Subsequently, depending on the stage of the tumour, the patient will undergo: 

  • Surgery or nephrectomy to remove the affected kidney. This is usually done upfront for stage I or II tumours or delayed for stage III disease. Surgery is the mainstay of treatment and all children will undergo surgery. What will cure the child is surgery, and not the chemotherapy, Dr Eni explains. All efforts will be futile if the tumour grows back without a follow-up surgery after chemotherapy. Partial nephrectomy or renal-sparing surgery is reserved for bilateral tumours
  • Chemotherapy where drugs are given that will kill the cancer cells. This can be: 
  • Adjuvant: Given after surgery to kill any remaining cancer cells. For stage I and II tumours
  • Neoadjuvant. Given before surgery to reduce the size of the tumour and kill cells that have spread to other areas. Chemotherapy is given upfront for stage III tumours because the tumour is very big. The aim is to shrink the tumour to allow surgery to be carried out safely
  • Radiotherapy in some patients depending on what the tumour looks like microscopically, how far it has spread outside the kidney or if it has spread to distant organs such as the lung and has not completely resolved with chemotherapy 


The outcome for Wilms’ tumour is good. “For stage 1 Wilms’ tumour, the cure rate is 95 per cent. Similarly, for stages II to IV, if there are no unfavourable features in the histology, a four year survival rate of 90 percent can be expected,” Dr Eni elaborates. 
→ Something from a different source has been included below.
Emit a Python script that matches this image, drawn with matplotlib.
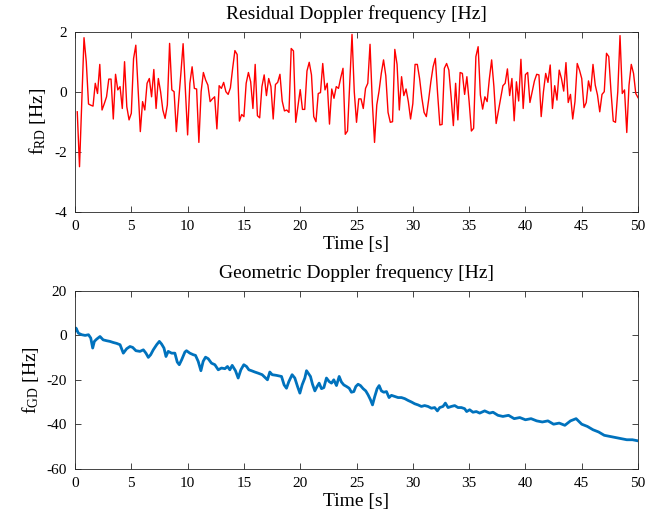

“Since we don’t know the cause, it is difficult to take any preventive measures. However, for children who have abnormalities such as WAGR, surveillance ultrasound of the abdomen is carried out periodically e.g. every 6 months to detect the occurrence of this tumour. Parents are also counselled to be more vigilant regarding symptoms and signs. It is the hospital’s responsibility to increase public awareness on what are the common symptoms and signs of childhood cancer,” Dr Eni shares.

Though there aren’t any preventive measures, these are things to look out for: 

  • Most tumours are discovered incidentally. It is a good idea to keep an eye out for lumps when parents are dressing or bathing their child. It will be obvious when one side of the stomach looks bigger than the other.
  • Presence of blood in the urine. This symptom is commonly known as haematuria. This shows that the bleeding could be coming from the kidney, prostate, or bladder.
  • Loss of appetite and weight. Tumours that arise from the left kidney, will compress the stomach as it grows bigger leading to a sense of fullness when the child eats.
  • Big birth weights with hemihypertrophy. They have a higher chance of developing a renal tumour. Hence, should be screened periodically. 
  • Advising mothers to exercise caution when taking any health supplements because what we consume is usually metabolised by the liver and some of these substances have been known to affect the function of the liver and the kidney.